Case number and/or case name
Zeppelin Systems USA Inc. v. Scheepvaartonderneming “Pottersgracht” and others - AR 04/370 - Kh. Antwerpen, 9 June 2005
Summary
According to the bill of lading issued on 8 December 2002, NV Zeppelin, transported an aluminium silo from Antwerp (Belgium) to Houston (USA) for the benefit of its sister company, Zeppelin Systems USA, the claimant in this case. The silo arrived damaged at its destination.
The general terms and conditions on the back of the bill of lading lay down the following clause: “Any dispute arising under this bill of lading shall be decided according to Netherlands law, except as provided elsewhere herein, and in the district court of justice (Arrondissementsrechtbank) at Amsterdam, to the exclusive jurisdiction of which the carrier and the merchant submit themselves.”
The Antwerp Commercial Court examines its jurisdiction in accordance with Brussels I. Art. 23(1) Brussels I applies only if, first, at least one of the parties to the original contract is domiciled in a Contracting State and, secondly, the parties agree to submit any disputes before a court or the courts of a Contracting State. Both requirements are fulfilled.
The Commercial Court examines whether the choice of court clause on the back of the bill of lading is in a form which accords with a usage of which the parties are or ought to have been aware and which in international trade or commerce is widely known to, and regularly observed by, parties to contracts of the type involved in the particular trade or commerce concerned (cf. Art. 23(1)(c)). The Court decides that this is not the case. The carriers impose their own general terms and conditions on the weaker parties to the contract of carriage, namely the shippers. If you were to accept that this is a usage, that would mean that the carrier can create his own “usage” in his favour. That would go against the intentions of the ECJ. Moreover, the carrier and the shipper aren’t active in the same type of trade or commerce, so that the usage, within the meaning of the Brussels I Regulation, can never play a role in contracts of carriage. Art. 23(1)(b) and 23(1)(c) are therefore not applicable in this case.
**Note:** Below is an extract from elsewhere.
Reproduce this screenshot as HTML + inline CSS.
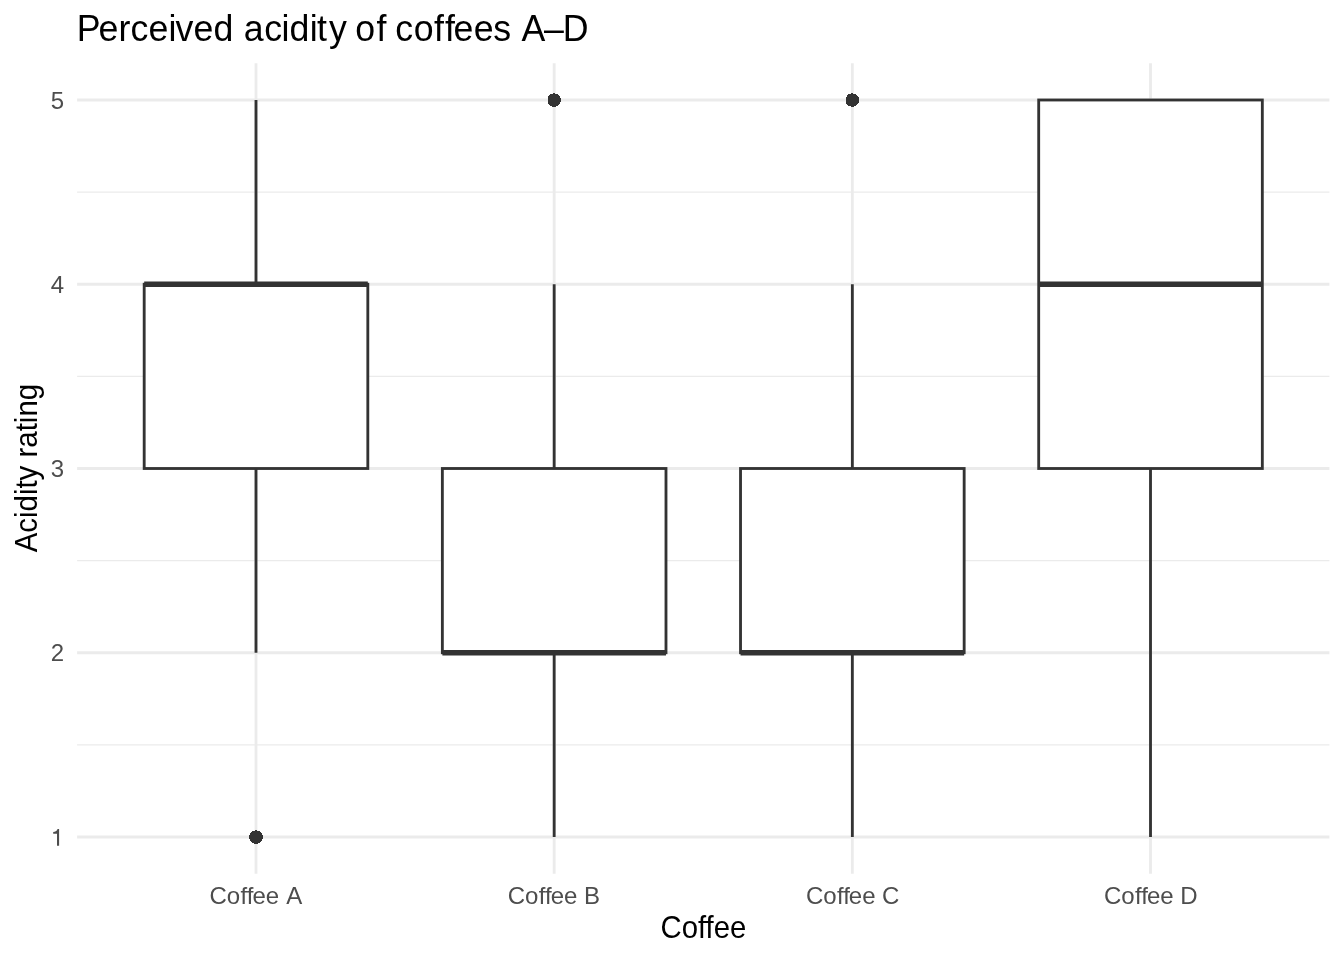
<!DOCTYPE html><html><head><meta charset="utf-8"><style>html,body{margin:0;padding:0;background:#fff;width:1344px;height:960px;overflow:hidden}svg{display:block;will-change:transform}text{font-family:"Liberation Sans",sans-serif}</style></head><body>
<svg width="1344" height="960" viewBox="0 0 1344 960">
<rect width="1344" height="960" fill="#fff"/>
<line x1="77.1" x2="1329.4" y1="744.88" y2="744.88" stroke="#EBEBEB" stroke-width="1.42"/>
<line x1="77.1" x2="1329.4" y1="560.62" y2="560.62" stroke="#EBEBEB" stroke-width="1.42"/>
<line x1="77.1" x2="1329.4" y1="376.38" y2="376.38" stroke="#EBEBEB" stroke-width="1.42"/>
<line x1="77.1" x2="1329.4" y1="192.12" y2="192.12" stroke="#EBEBEB" stroke-width="1.42"/>
<line x1="77.1" x2="1329.4" y1="837.00" y2="837.00" stroke="#EBEBEB" stroke-width="2.84"/>
<line x1="77.1" x2="1329.4" y1="652.75" y2="652.75" stroke="#EBEBEB" stroke-width="2.84"/>
<line x1="77.1" x2="1329.4" y1="468.50" y2="468.50" stroke="#EBEBEB" stroke-width="2.84"/>
<line x1="77.1" x2="1329.4" y1="284.25" y2="284.25" stroke="#EBEBEB" stroke-width="2.84"/>
<line x1="77.1" x2="1329.4" y1="100.00" y2="100.00" stroke="#EBEBEB" stroke-width="2.84"/>
<line x1="256.00" x2="256.00" y1="63.15" y2="873.85" stroke="#EBEBEB" stroke-width="2.84"/>
<line x1="554.17" x2="554.17" y1="63.15" y2="873.85" stroke="#EBEBEB" stroke-width="2.84"/>
<line x1="852.34" x2="852.34" y1="63.15" y2="873.85" stroke="#EBEBEB" stroke-width="2.84"/>
<line x1="1150.51" x2="1150.51" y1="63.15" y2="873.85" stroke="#EBEBEB" stroke-width="2.84"/>
<path d="M255 830h2v1h-2zM252 831h8v1h-8zM251 832h10v1h-10zM250 833h12v1h-12zM250 834h12v1h-12zM249 835h14v1h-14zM249 836h14v1h-14zM249 837h14v1h-14zM249 838h14v1h-14zM250 839h12v1h-12zM250 840h12v1h-12zM251 841h10v1h-10zM252 842h8v1h-8zM254 843h4v1h-4z" fill="#333333" shape-rendering="crispEdges"/>
<line x1="256.00" x2="256.00" y1="284.25" y2="100.00" stroke="#333333" stroke-width="2.84"/>
<line x1="256.00" x2="256.00" y1="468.50" y2="652.75" stroke="#333333" stroke-width="2.84"/>
<rect x="144.19" y="284.25" width="223.63" height="184.25" fill="#fff" stroke="#333333" stroke-width="2.84" stroke-linejoin="miter"/>
<line x1="144.19" x2="367.81" y1="284.25" y2="284.25" stroke="#333333" stroke-width="5.69"/>
<path d="M553 93h2v1h-2zM550 94h8v1h-8zM549 95h10v1h-10zM548 96h12v1h-12zM548 97h12v1h-12zM548 98h13v1h-13zM548 99h13v1h-13zM548 100h13v1h-13zM548 101h13v1h-13zM548 102h12v1h-12zM548 103h12v1h-12zM549 104h10v1h-10zM550 105h8v1h-8zM552 106h4v1h-4z" fill="#333333" shape-rendering="crispEdges"/>
<line x1="554.17" x2="554.17" y1="468.50" y2="284.25" stroke="#333333" stroke-width="2.84"/>
<line x1="554.17" x2="554.17" y1="652.75" y2="837.00" stroke="#333333" stroke-width="2.84"/>
<rect x="442.36" y="468.50" width="223.63" height="184.25" fill="#fff" stroke="#333333" stroke-width="2.84" stroke-linejoin="miter"/>
<line x1="442.36" x2="665.98" y1="652.75" y2="652.75" stroke="#333333" stroke-width="5.69"/>
<path d="M851 93h2v1h-2zM848 94h8v1h-8zM847 95h10v1h-10zM847 96h11v1h-11zM846 97h13v1h-13zM846 98h13v1h-13zM846 99h13v1h-13zM846 100h13v1h-13zM846 101h13v1h-13zM846 102h13v1h-13zM846 103h12v1h-12zM847 104h10v1h-10zM848 105h8v1h-8zM851 106h3v1h-3z" fill="#333333" shape-rendering="crispEdges"/>
<line x1="852.34" x2="852.34" y1="468.50" y2="284.25" stroke="#333333" stroke-width="2.84"/>
<line x1="852.34" x2="852.34" y1="652.75" y2="837.00" stroke="#333333" stroke-width="2.84"/>
<rect x="740.53" y="468.50" width="223.63" height="184.25" fill="#fff" stroke="#333333" stroke-width="2.84" stroke-linejoin="miter"/>
<line x1="740.53" x2="964.15" y1="652.75" y2="652.75" stroke="#333333" stroke-width="5.69"/>
<line x1="1150.51" x2="1150.51" y1="468.50" y2="837.00" stroke="#333333" stroke-width="2.84"/>
<rect x="1038.70" y="100.00" width="223.63" height="368.50" fill="#fff" stroke="#333333" stroke-width="2.84" stroke-linejoin="miter"/>
<line x1="1038.70" x2="1262.32" y1="284.25" y2="284.25" stroke="#333333" stroke-width="5.69"/>
<text x="76.87 98.49 118.53 130.58 148.49 168.61 175.48 193.38 213.50 235.79 243.78 264.28 281.51 289.40 309.81 316.96 329.12 346.85 355.30 376.40 386.54 395.38 413.80 434.10 444.99 453.48 473.79 493.20 510.87 521.63 544.00 562.77" y="41.0" font-size="35.7" fill="#000" transform="translate(0 41.0) scale(1 1.04) translate(0 -41.0)">Perceived acidity of coffees A–D</text>
<text x="64.0" y="661.45" font-size="24" fill="#4D4D4D" text-anchor="end">2</text>
<text x="64.0" y="477.20" font-size="24" fill="#4D4D4D" text-anchor="end">3</text>
<text x="64.0" y="292.95" font-size="24" fill="#4D4D4D" text-anchor="end">4</text>
<text x="64.0" y="108.70" font-size="24" fill="#4D4D4D" text-anchor="end">5</text>
<path d="M59.1 829.10 L59.1 845.70 L57.0 845.70 L57.0 833.80 L53.2 833.80 L53.2 831.95 C55.3 831.95 56.6 831.60 57.6 829.10 Z" fill="#4D4D4D"/>
<text x="209.58 226.81 240.55 246.79 252.51 265.80 280.45 286.25" y="904.2" font-size="24" fill="#4D4D4D">Coffee A</text>
<text x="507.75 524.98 538.72 544.96 550.68 563.97 578.62 583.90" y="904.2" font-size="24" fill="#4D4D4D">Coffee B</text>
<text x="805.92 823.15 836.89 843.13 848.85 862.14 876.79 881.92" y="904.2" font-size="24" fill="#4D4D4D">Coffee C</text>
<text x="1104.09 1121.32 1135.06 1141.30 1147.02 1160.31 1174.96 1180.24" y="904.2" font-size="24" fill="#4D4D4D">Coffee D</text>
<text x="703.4" y="937.8" font-size="29.3" fill="#000" text-anchor="middle" transform="translate(0 937.8) scale(1 1.04) translate(0 -937.8)">Coffee</text>
<text x="0" y="0" font-size="29.45" fill="#000" transform="translate(36.95 552.36) rotate(-90) scale(1 1.04)">Acidity rating</text>
</svg></body></html>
The Commercial Court then determines whether Art. 23(1)(a) is applicable. After a study of the submitted documents, the Court concludes that the defendants never issued a bill of lading, but a simple, non-negotiable sea waybill. That means that point 2 of the Tilly Russ case (C-71/83) is not applicable.
The defendants fail to establish that the requirements laid down by the ECJ in point 1 of the Tilly Russ case are fulfilled.
Since the defendants are domiciled in The Netherlands, the Dutch courts have jurisdiction pursuant to Art. 2 Brussels I. The claimant argues that the Belgian courts also have jurisdiction on the basis of Art. 5(1) Brussels I. The Court decides that a contract of carriage is neither a contract for the sale of goods nor a contract for the provision of services within the meaning of Art. 5(1)(b). Therefore, Art. 5(1)(a) Brussels I is applicable. In conformity with the Tessili method, the Court shall first determine the law that is applicable to the obligation in question. The Court decides that the contract of carriage is most closely connected to Belgium (cf. Art. 4(5) European Contracts Convention): the shipper’s main place of residence is in Belgium, the goods were loaded in the port of Antwerp and the contract was concluded in Belgium, where the carrier’s agent is established. Therefore, Belgian law is applicable.
The issue here is whether the aluminium silo had to be loaded under deck or on deck. The obligation in question, the obligation to load the silo correctly, had to be performed at the port of Antwerp. Therefore, the Antwerp courts have jurisdiction.
Short critique
The court qualifies a contract of carriage as neither a contract for the provision of services nor a contract for the sale of goods. This is not correct - a contract of carriage is a contract for the provision of services.